We have seen a marked acceleration in the adoption of cloud services. Everything from backup services, email and collaboration to file storage, web/email filtering and Line of Business applications are on the ‘shopping list’ but not all are suitable for an organisation.
It makes sense for organisations to leverage the “pay-for-use” IT model, negating the need for capital investment and releasing internal IT expertise for more strategic tasks.
For others, it is the agility to scale rapidly, to reflect periodic workloads. More use cloud to make their business more mobile, extending more applications outside of the corporate office.
To date, we have observed cloud adoption following a single delivery model – perhaps delivering a specific service, or application. Increasingly, businesses are integrating these services with other processes leading to a more hybrid approach. We also expect to see businesses extend their private infrastructure into the cloud, utilising the Infrastructure as a Service model more.

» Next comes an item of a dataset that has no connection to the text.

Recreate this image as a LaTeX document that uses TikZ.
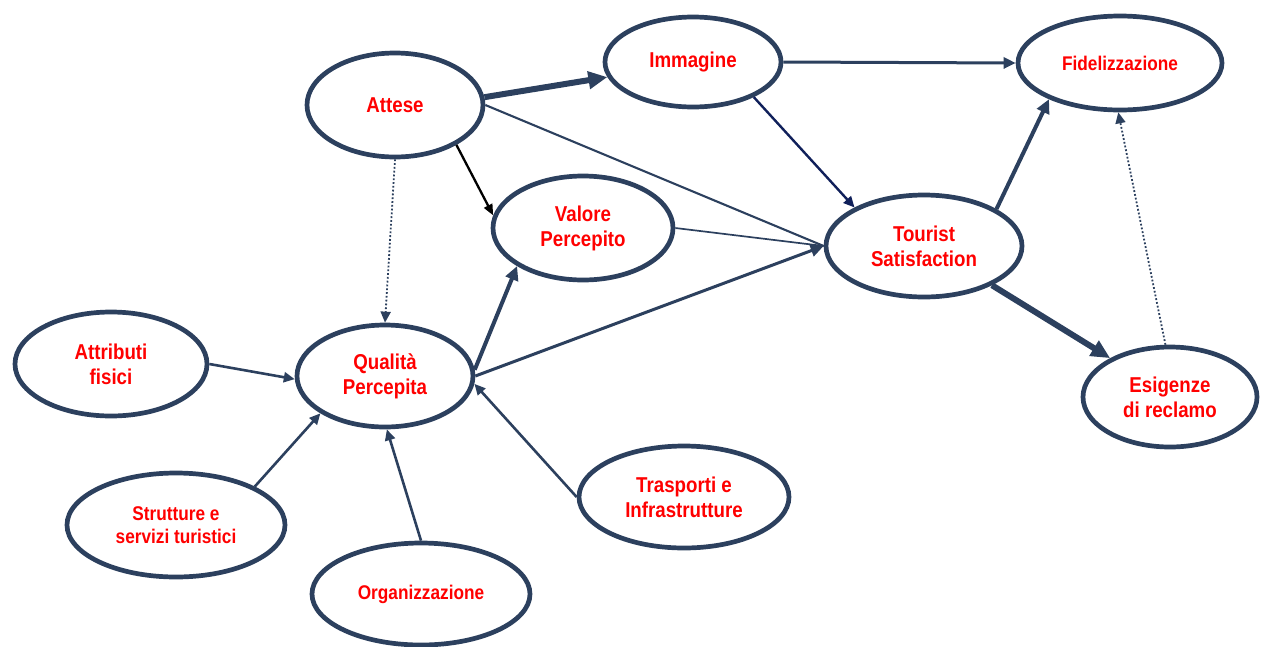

An organisation’s size, skills, budget, cost management practices, ethos, standards, regulatory and compliance requirements dictate the cloud services they choose. But while cloud brings great opportunity, there is a risk of supplier lock-in. Interoperability between cloud and on-premises and other cloud can be challenging and advanced in-house skills are still required to integrate, monitor and maintain the cloud service.
How an organisation handles these challenges will dictate the type of cloud computing model they adopt.